Recent research into failure has concentrated on teams and organizational structures. It has recognized that human actions are multi-determined - mistakes occur not only in relation to tasks but to social processes which in turn are influenced by organizational structures. These investigations into entire systems constitute a real advance in the area of failure research. Parallel to this development has been not only a shift in focus on individual slip-ups and their preconditions, but we are now attempting to explain more complex occurrences such as accidents from the standpoint of a multiplicity of individual errors and preconditions. Through an analysis of accidents and malfunctions, we can gain information such as how work in complex professional fields can be organized so that the probability of mistakes is lessened, their consequences minimized, and improvement fostered.

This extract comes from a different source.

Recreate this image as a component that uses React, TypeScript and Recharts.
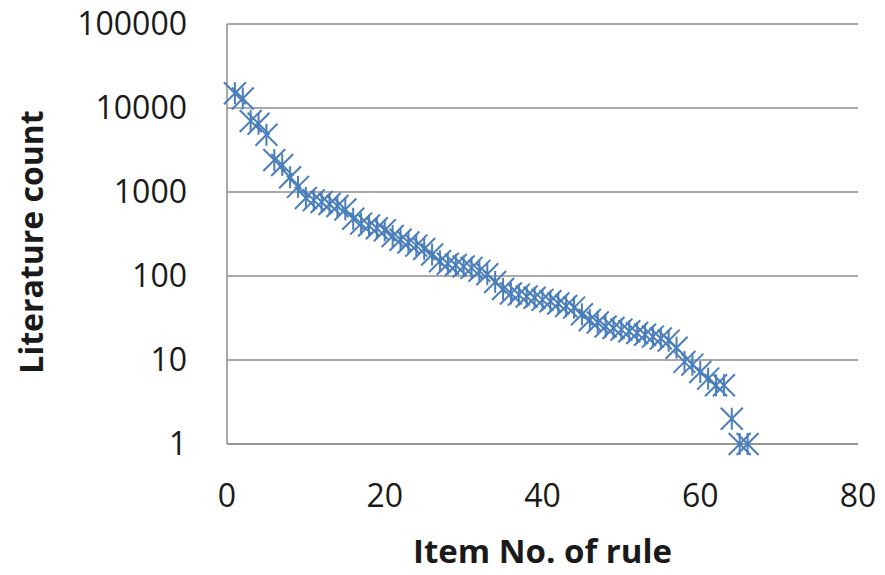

To date there is no theoretical framework allowing us a comprehensive analysis of accidents using a single agreed-upon terminology - the classification of mistakes has hitherto been restricted to cognitive mistakes in individuals. But even if such a framework is developed in the future, motivations, emotions and complex mental processes must invariably be neglected when one is pursuing proof-positive analyses that can stand as evidence in court.
The (European) research dealing with complex problems of the last twenty years has brought to light connections between thinking and motivations and emotions. Using cases from the chemical industry and anesthesiology, I will attempt to show the impact of this research on the analysis of malfunctions and accidents - even if my interpretation must remain of a somewhat speculative nature.
Knowledge about mistakes enhances our understanding of learning processes. Even if people will continue to make mistakes, the creation of complex jobs and better training methods can, with any luck, help us attain greater competence and safety.